St. Louis Rams GM Billy Devaney noted yesterday that just how deep the 2011 NFL Draft was with pass rushers. The NFL must have been listening because they rolled out a gaggle of potential first round picks within an hour or so today. A couple notes from the interviews...

Adrian Clayborn, DE Iowa

Asked by TST about how he responds to character concerns, Clayborn noted that it hasn't been a major concern at all. Few coaches have even asked him about the taxi incident. Of course, smacking someone for hurling a racial epithet at you is probably more of an indication of good character.

Clayborn was confident that he could play anywhere, defensive end, three technique and even outside linebacker...if he dropped a ton of weight. He was joking about that last one. Throughout the process he stressed that Iowa runs a pro style defense, something seconded by the number of Iowa players making a quick impact in the NFL, like Bradley Fletcher.

Kerrigan, Aldon Smith, Marvin Austin and more after the jump...

Ryan Kerrigan, Purdue DE

Jaws hit the floor when Kerrigan took the stage. The young man looks the part, long, linear and muscular. After his presser I asked former Rams personnel man and current ESPN 101 personality Tony Softli what he thought of Kerrigan on the line with Chris Long. He thought it would be great, and noted that they were complementary players with very different body types and physical attributes.

Kerrigan also noted his ability to force fumbles, a skill he said transferred directly from practice to games and a point of emphasis in the Purdue program.  Asked about the OTs he's faced, he cited Wisconsin's Gabe Carimi but noted that he usually lined up over tight ends. 

Jurrell Casey, USC DT

Casey has lost some believers among draftniks lately, so his trip to Indy carries added emphasis.

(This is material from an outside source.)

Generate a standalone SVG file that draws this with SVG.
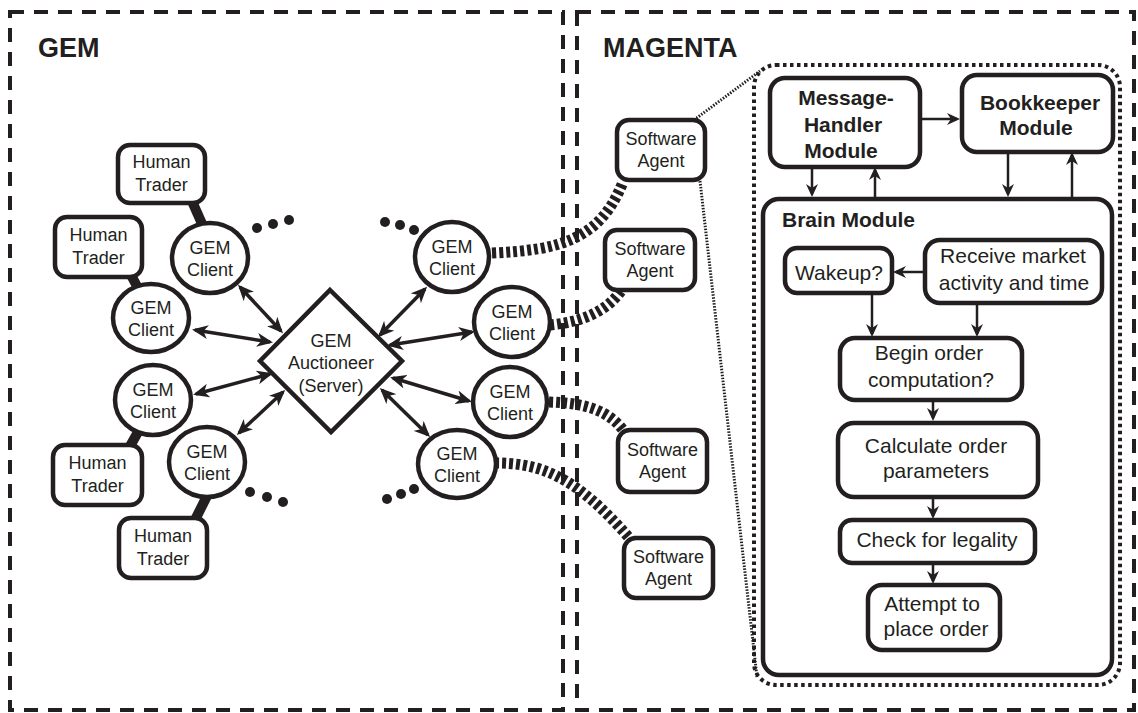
<svg xmlns="http://www.w3.org/2000/svg" width="1138" height="713" viewBox="0 0 1138 713">
<defs>
<style>
.frame{fill:none;stroke:#231f20;stroke-width:4;stroke-dasharray:14 10}
.node{fill:#fff;stroke:#231f20;stroke-width:4.5}
.t{font-family:"Liberation Sans",Arial,sans-serif;font-size:18px;fill:#231f20;text-anchor:middle}
.tf{font-family:"Liberation Sans",Arial,sans-serif;font-size:21px;fill:#231f20;text-anchor:middle}
.tb{font-family:"Liberation Sans",Arial,sans-serif;font-size:21px;font-weight:bold;fill:#231f20;text-anchor:middle}
.title{font-family:"Liberation Sans",Arial,sans-serif;font-size:27px;font-weight:bold;fill:#231f20}
.dbl{stroke:#231f20;stroke-width:3.5;fill:none;marker-start:url(#ahb);marker-end:url(#ahb)}
.sgl{stroke:#231f20;stroke-width:2.5;fill:none;marker-end:url(#ahs)}
.thick{stroke:#231f20;stroke-width:10;fill:none}
.hatch{stroke:#231f20;stroke-width:11;fill:none;stroke-dasharray:4 3}
.fine{stroke:#231f20;stroke-width:3;fill:none;stroke-dasharray:1.5 1.5}
.dots{fill:#231f20}
</style>
<marker id="ahb" viewBox="0 0 16 14" refX="13" refY="7" markerWidth="16" markerHeight="14" markerUnits="userSpaceOnUse" orient="auto-start-reverse"><path d="M0,0 L16,7 L0,14 L4.5,7 z" fill="#231f20"/></marker>
<marker id="ahs" viewBox="0 0 13 12" refX="10" refY="6" markerWidth="13" markerHeight="12" markerUnits="userSpaceOnUse" orient="auto"><path d="M0,0 L13,6 L0,12 L4,6 z" fill="#231f20"/></marker>
</defs>
<rect width="1138" height="713" fill="#fff"/>

<g id="gem-frame">
<rect class="frame" x="10" y="12" width="553" height="698"/>
<text class="title" x="38" y="57">GEM</text>
</g>
<g id="magenta-frame">
<rect class="frame" x="577" y="12" width="557" height="698"/>
<text class="title" x="603" y="57">MAGENTA</text>
</g>

<g id="zoom-callout">
<rect x="754" y="65" width="366" height="620" rx="22" fill="none" stroke="#231f20" stroke-width="4" stroke-dasharray="3.5 3.5"/>
</g>

<g id="brain-module"><rect class="node" x="763" y="199" width="349" height="476" rx="16" fill="none" style="fill:none"/><text class="tb" x="782" y="227" style="text-anchor:start">Brain Module</text></g>

<g id="connectors">
<path class="fine" d="M694,120 L760,71"/>
<path class="fine" d="M700,181 L757,677"/>
<path class="thick" d="M191,199 L203,226"/>
<path class="thick" d="M131,275 L139,290"/>
<path class="thick" d="M129,448 L138,432"/>
<path class="thick" d="M195,520 L207,496"/>
<path class="hatch" d="M492,253 C560,250 600,240 623,182"/>
<path class="hatch" d="M550,325 C580,322 605,313 621,291"/>
<path class="hatch" d="M549,402 C585,403 610,410 626,434"/>
<path class="hatch" d="M495,463 C540,463 575,475 631,540"/>
<path class="dbl" d="M240,287 L281,331"/>
<path class="dbl" d="M195,330 L270,342"/>
<path class="dbl" d="M196,394 L270,374"/>
<path class="dbl" d="M239,433 L283,392"/>
<path class="dbl" d="M425,289 L380,335"/>
<path class="dbl" d="M472,332 L390,345"/>
<path class="dbl" d="M469,401 L393,378"/>
<path class="dbl" d="M428,435 L382,390"/>
<path class="sgl" d="M920,119 L957,119"/>
<path class="sgl" d="M812,167 L812,194"/>
<path class="sgl" d="M875,199 L875,170"/>
<path class="sgl" d="M1008,152 L1008,194"/>
<path class="sgl" d="M1072,199 L1072,155"/>
<path class="sgl" d="M925,272 L896,272"/>
<path class="sgl" d="M872,293 L872,334"/>
<path class="sgl" d="M977,303 L977,334"/>
<path class="sgl" d="M933,400 L933,418"/>
<path class="sgl" d="M933,497 L933,516"/>
<path class="sgl" d="M933,563 L933,581"/>
</g>

<g id="ellipsis-tl" class="dots"><circle cx="257" cy="228" r="5"/><circle cx="273" cy="224" r="5"/><circle cx="289" cy="220" r="5"/></g>
<g id="ellipsis-tr" class="dots"><circle cx="385" cy="222" r="5"/><circle cx="400" cy="225" r="5"/><circle cx="414" cy="230" r="5"/></g>
<g id="ellipsis-bl" class="dots"><circle cx="250" cy="492" r="5"/><circle cx="267" cy="497" r="5"/><circle cx="283" cy="502" r="5"/></g>
<g id="ellipsis-br" class="dots"><circle cx="387" cy="499" r="5"/><circle cx="401" cy="494" r="5"/><circle cx="414" cy="489" r="5"/></g>

<g id="human-trader-1"><rect class="node" x="118" y="145" width="87" height="58" rx="12"/><text class="t" x="161.5" y="168">Human</text><text class="t" x="161.5" y="191">Trader</text></g>
<g id="human-trader-2"><rect class="node" x="55" y="217" width="87" height="60" rx="12"/><text class="t" x="98.5" y="241">Human</text><text class="t" x="98.5" y="264">Trader</text></g>
<g id="human-trader-3"><rect class="node" x="53" y="445" width="89" height="60" rx="12"/><text class="t" x="97.5" y="469">Human</text><text class="t" x="97.5" y="492">Trader</text></g>
<g id="human-trader-4"><rect class="node" x="119" y="518" width="88" height="60" rx="12"/><text class="t" x="163" y="542">Human</text><text class="t" x="163" y="565">Trader</text></g>

<g id="gem-client-1"><ellipse class="node" cx="210" cy="258" rx="38" ry="35"/><text class="t" x="210" y="254">GEM</text><text class="t" x="210" y="276">Client</text></g>
<g id="gem-client-2"><ellipse class="node" cx="151" cy="318" rx="38" ry="34"/><text class="t" x="151" y="314">GEM</text><text class="t" x="151" y="336">Client</text></g>
<g id="gem-client-3"><ellipse class="node" cx="153" cy="400" rx="38" ry="35"/><text class="t" x="153" y="396">GEM</text><text class="t" x="153" y="418">Client</text></g>
<g id="gem-client-4"><ellipse class="node" cx="207" cy="462" rx="38" ry="35"/><text class="t" x="207" y="458">GEM</text><text class="t" x="207" y="480">Client</text></g>
<g id="gem-client-5"><ellipse class="node" cx="452" cy="257" rx="37" ry="35"/><text class="t" x="452" y="253">GEM</text><text class="t" x="452" y="275">Client</text></g>
<g id="gem-client-6"><ellipse class="node" cx="512" cy="322" rx="38" ry="35"/><text class="t" x="512" y="318">GEM</text><text class="t" x="512" y="340">Client</text></g>
<g id="gem-client-7"><ellipse class="node" cx="510" cy="402" rx="37" ry="35"/><text class="t" x="510" y="398">GEM</text><text class="t" x="510" y="420">Client</text></g>
<g id="gem-client-8"><ellipse class="node" cx="457" cy="464" rx="39" ry="34"/><text class="t" x="457" y="460">GEM</text><text class="t" x="457" y="482">Client</text></g>

<g id="gem-auctioneer"><polygon class="node" points="330,290 402,361 331,432 260,361" stroke-width="4"/><text class="t" x="331" y="347">GEM</text><text class="t" x="331" y="369">Auctioneer</text><text class="t" x="331" y="392">(Server)</text></g>

<g id="software-agent-1"><rect class="node" x="617" y="120" width="88" height="60" rx="12"/><text class="t" x="661" y="145">Software</text><text class="t" x="661" y="167">Agent</text></g>
<g id="software-agent-2"><rect class="node" x="605" y="230" width="90" height="60" rx="12"/><text class="t" x="650" y="255">Software</text><text class="t" x="650" y="277">Agent</text></g>
<g id="software-agent-3"><rect class="node" x="618" y="430" width="89" height="62" rx="12"/><text class="t" x="662.5" y="456">Software</text><text class="t" x="662.5" y="478">Agent</text></g>
<g id="software-agent-4"><rect class="node" x="624" y="538" width="89" height="60" rx="12"/><text class="t" x="668.5" y="563">Software</text><text class="t" x="668.5" y="585">Agent</text></g>

<g id="message-handler"><rect class="node" x="770" y="78" width="150" height="89" rx="15"/><text class="tb" x="846" y="105">Message-</text><text class="tb" x="843" y="132">Handler</text><text class="tb" x="841" y="158">Module</text></g>
<g id="bookkeeper"><rect class="node" x="962" y="75" width="151" height="77" rx="15"/><text class="tb" x="1040" y="110">Bookkeeper</text><text class="tb" x="1036" y="135">Module</text></g>
<g id="wakeup"><rect class="node" x="785" y="248" width="107" height="45" rx="12"/><text class="tf" x="839" y="280">Wakeup?</text></g>
<g id="receive"><rect class="node" x="925" y="240" width="177" height="63" rx="15"/><text class="tf" x="1013" y="263">Receive market</text><text class="tf" x="1014" y="290">activity and time</text></g>
<g id="begin-order"><rect class="node" x="840" y="338" width="182" height="62" rx="15"/><text class="tf" x="929" y="360">Begin order</text><text class="tf" x="931" y="387">computation?</text></g>
<g id="calculate"><rect class="node" x="838" y="423" width="200" height="74" rx="16"/><text class="tf" x="936" y="453">Calculate order</text><text class="tf" x="936" y="478">parameters</text></g>
<g id="check-legality"><rect class="node" x="840" y="520" width="195" height="43" rx="12"/><text class="tf" x="937" y="547">Check for legality</text></g>
<g id="attempt"><rect class="node" x="868" y="585" width="132" height="65" rx="14"/><text class="tf" x="932" y="611">Attempt to</text><text class="tf" x="936" y="636">place order</text></g>
</svg>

Casey said he was best at three technique. In practice, he and OT Tyron Smith would often choose to pair up against each other, though he mostly faced guards on Saturdays. 

I asked him about the best offensive line he's faced and without hesitation he offered up Standford. "It's a pro style program," he said. 

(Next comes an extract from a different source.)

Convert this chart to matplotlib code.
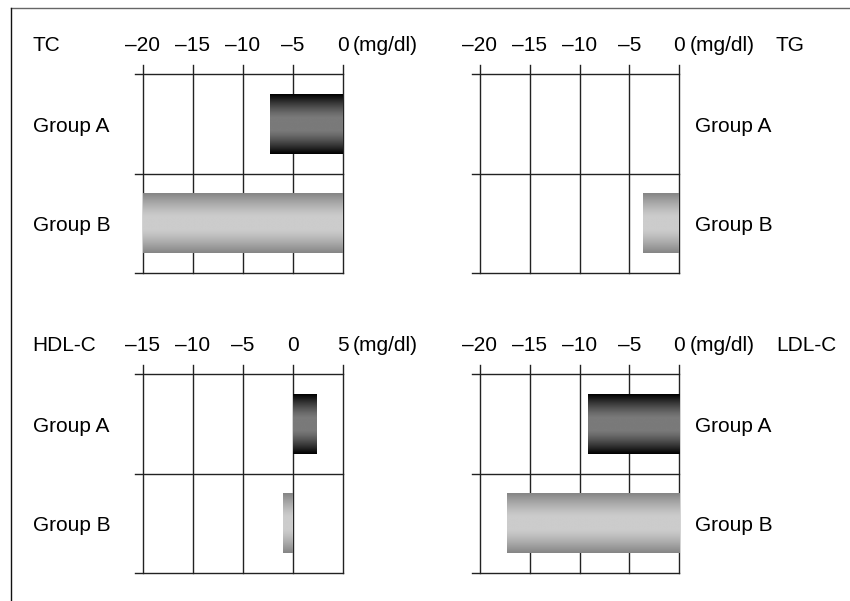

"Pro style" has become the event's most prominent cliche, a chief talking point I suspect being issued by agents this week. Anyway, Casey noted that playing in the Pac 10 he consistently faced some of the toughest competition in college football, something the SEC players here this week would quibble with. 

Marvin Austin, North Carolina DT

Austin seemed to be carrying genuine regret for missing the prior season at UNC. He says that he learned a lesson to take every snap like it was his last. More than anything he realized that it was a huge blow to his draft stock. He still considered himself the best DT in the draft. 

Cameron Jordan, California DE

Jordan cited Tyson Alualu as his mentor coming into college.

"[Alualu] was the guy I wanted to emulate the most when I got to Cal. He taught me how to work hard. He doesn't complain much. He doesn't say too many words. And when he speaks, everybody listens. It was the respect I wanted so bad. I strived every day for that respect."

Like most players here, Jordan was pretty confident in ability to play DE in a 4-3 or 3-4; it's not just hyperbole with Jordan though. 

Jordan measured 6'4" 287 lbs with 11-inch hands. 

Aldon Smith, Missouri DE

Smith weighed in at 264 lbs and said that he'll add some weight to his frame.

As for his pass rushing ability he noted that his burst was something special, something that set him apart from other pass rushers in the draft this year. The realization that Smith had a natural pass rushing ability burst into his consciousness itself, sending his high school coach into a frenzy of delight. 

We'll have more on these players later.